I usually shy away from reviewing the big releases. It’s not because I am some kind of snob that feels like anyone who gets radio play has “sold out”. And it’s not because I don’t listen to mainstream hard rock. In fact, Breaking Benjamin, Shinedown, and Godsmack have all released amazing music in the past few months. You may even see those bands pop up on the Metal Thoughts year-end review lists. The reason I typically don’t review these major releases is that there is a ton of press already and my time is really better spent discovering new artists. It’s more rewarding to pass on something new and heavy and give some attention to bands who are trying to GET to that level.
But every once in awhile, I get stuck on an album and feel the need to share it here. When bands change their approach, it is worth talking about, and Halestorm certainly did that with Vicious. The album, released via Atlantic Records, is a return to the band’s heavy roots. Into the Wild Life was a good album. And the two Reanimate cover albums they have released since The Strange Case Of… are a lot of fun. But Halestorm was exploring other sounds, experimenting with elements of pop, country, and blues.
Vicious Is a return to their roots. It is heavy and intense at moments, maybe more so than the band has been in the past. There are two acoustic tracks “Heart of Novicane” and “The Silence” that showcase Lzzy Hale’s amazing voice. But they do it without the departure from heavy music. If anything, “The Silence” sounds like an acoustic version of a 70s hard rock song.
But the selling point of this record is certainly in the return to heavy form. Hale may be the best female vocalist in any genre of music, but she is at her best when she is grinding it out with raspy growls and a heavy backdrop. The lead single “Uncomfortable” is an excellent example. It showcases the vocals in a raw, grungy manner which is what brought the band to notoriety in the first place.

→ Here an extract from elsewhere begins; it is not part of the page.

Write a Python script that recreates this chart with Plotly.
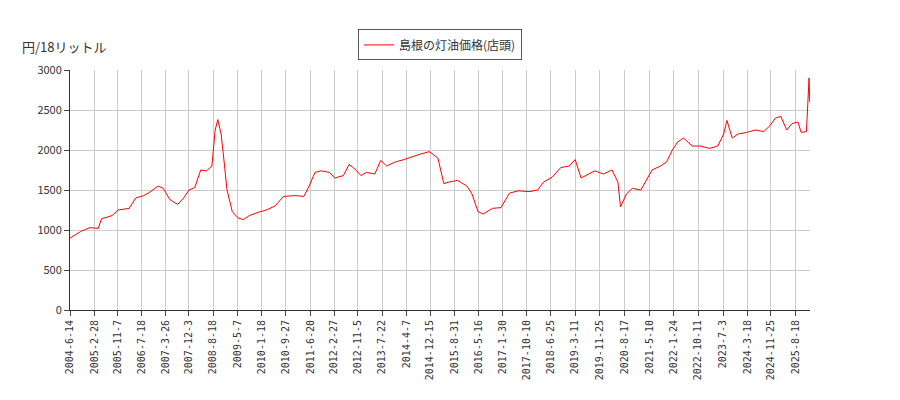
import plotly.graph_objects as go

dates = ["2004-06-14","2004-10-04","2005-01-10","2005-04-11","2005-05-16","2005-09-05","2005-11-07","2006-03-06","2006-05-15","2006-08-07","2006-10-09","2007-01-08","2007-03-05","2007-05-14","2007-08-06","2007-10-08","2007-12-03","2008-02-04","2008-04-07","2008-06-09","2008-08-04","2008-09-08","2008-10-06","2008-11-10","2008-12-08","2009-01-12","2009-03-09","2009-05-11","2009-07-06","2009-09-07","2009-12-07","2010-03-08","2010-06-07","2010-09-06","2011-01-10","2011-04-11","2011-06-06","2011-08-08","2011-10-10","2012-01-09","2012-03-05","2012-06-04","2012-08-06","2012-10-08","2012-12-10","2013-02-04","2013-05-06","2013-07-08","2013-09-09","2013-12-09","2014-03-10","2014-06-09","2014-09-08","2014-12-08","2015-03-09","2015-05-11","2015-07-06","2015-10-05","2016-01-11","2016-03-07","2016-05-09","2016-07-04","2016-10-10","2017-01-09","2017-04-10","2017-07-10","2017-11-06","2018-02-05","2018-04-09","2018-07-09","2018-10-08","2019-01-07","2019-03-11","2019-05-13","2019-08-05","2019-10-07","2020-01-06","2020-04-06","2020-06-08","2020-07-06","2020-09-07","2020-11-09","2021-02-08","2021-04-05","2021-06-07","2021-09-06","2021-11-08","2022-01-10","2022-03-07","2022-05-09","2022-08-08","2022-11-07","2023-02-06","2023-05-08","2023-07-10","2023-08-14","2023-10-09","2023-12-11","2024-03-11","2024-06-10","2024-09-09","2024-11-11","2025-01-13","2025-03-10","2025-05-12","2025-07-07","2025-09-08","2025-10-13","2025-12-08","2026-01-05","2026-01-12"]
values = [900,980,1030,1020,1140,1180,1250,1270,1400,1430,1470,1550,1520,1380,1320,1400,1500,1530,1750,1740,1800,2250,2380,2200,1900,1500,1230,1150,1130,1180,1220,1250,1300,1420,1430,1420,1550,1720,1740,1720,1650,1680,1820,1760,1680,1720,1700,1870,1800,1850,1880,1920,1950,1980,1900,1580,1600,1620,1550,1450,1230,1200,1270,1280,1460,1490,1480,1500,1600,1660,1780,1800,1880,1650,1700,1740,1700,1750,1600,1290,1450,1520,1500,1620,1750,1800,1850,2000,2100,2150,2050,2050,2020,2050,2200,2370,2150,2200,2220,2250,2230,2300,2400,2420,2250,2330,2350,2220,2230,2900,2600]
tick_dates = ["2004-06-14","2005-02-28","2005-11-07","2006-07-18","2007-03-26","2007-12-03","2008-08-18","2009-05-07","2010-01-18","2010-09-27","2011-06-20","2012-02-27","2012-11-05","2013-07-22","2014-04-07","2014-12-15","2015-08-31","2016-05-16","2017-01-30","2017-10-10","2018-06-25","2019-03-11","2019-11-25","2020-08-17","2021-05-10","2022-01-24","2022-10-11","2023-07-03","2024-03-18","2024-11-25","2025-08-18"]
tick_labels = ["-".join(str(int(p)) for p in d.split("-")) for d in tick_dates]

fig = go.Figure(go.Scatter(x=dates, y=values, mode="lines", line=dict(color="red", width=1), name="島根の灯油価格(店頭)"))
fig.update_layout(
    width=900, height=400, margin=dict(l=62, r=98, t=62, b=98, autoexpand=False),
    plot_bgcolor="white", paper_bgcolor="white",
    font=dict(family="Noto Sans CJK JP", size=11, color="#333"),
    showlegend=True,
    legend=dict(x=0.5, y=1.04, xanchor="center", yanchor="bottom", bordercolor="#555", borderwidth=1, font=dict(size=12)),
    annotations=[dict(text="円/18リットル", xref="paper", yref="paper", x=-0.068, y=1.05, xanchor="left", yanchor="bottom", showarrow=False, font=dict(size=13))],
)
fig.update_xaxes(range=["2004-06-14", "2026-01-15"], tickvals=tick_dates, ticktext=tick_labels, tickangle=-90,
                 showgrid=True, gridcolor="#ccc", showline=True, linecolor="#333", ticks="outside",
                 tickfont=dict(family="DejaVu Sans Mono", size=10))
fig.update_yaxes(range=[0, 3000], dtick=500, showgrid=True, gridcolor="#ccc", showline=True, linecolor="#333", ticks="outside")
fig.write_html("out.html")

Another example of excellent vocal work is “White Dress”. This is the deepest song on the album- it is a catchy song that is on the heavier side. It is a song written about conformity and doing what you need to do to be true to yourself. It showcases Hale’s vocals in harmony over a cool drum and bass line for the verse and transitions to a very catchy chorus line. It certainly will be a single and is a powerful track.
The heaviest song on the album is “Painkiller”. It has a very driving bass and guitar line that pushes forward in a heavy manner with really cool uses of silence in the transitions. And of course, any Halestorm album is incomplete without a song about sex- “Do Not Disturb” fills that role with a solid, bass driven riff and a really cool use of backing vocals almost as a duet.
My favorite track on the album, “Killing Ourselves to Live”, is another great example of a just heavy, in your face anthem that showcases amazing, raspy vocals in a powerful, but catchy way. This song may be destined to be the standout from this album due to the chorus that comes out of left field with a full, stripped down sound and vocals that grab you and don’t let go.
Vicious is a welcome return to the heavy side for Halestorm. They were able to go back to the things that made them great, the heavy driving riffs and edgy, meaningful lyrics and still showcase Hale’s talent in a big way. This album feels like a turning point for a band that seemed like they were on a path that led them away from the heavy side of rock. And I couldn’t be more excited about it!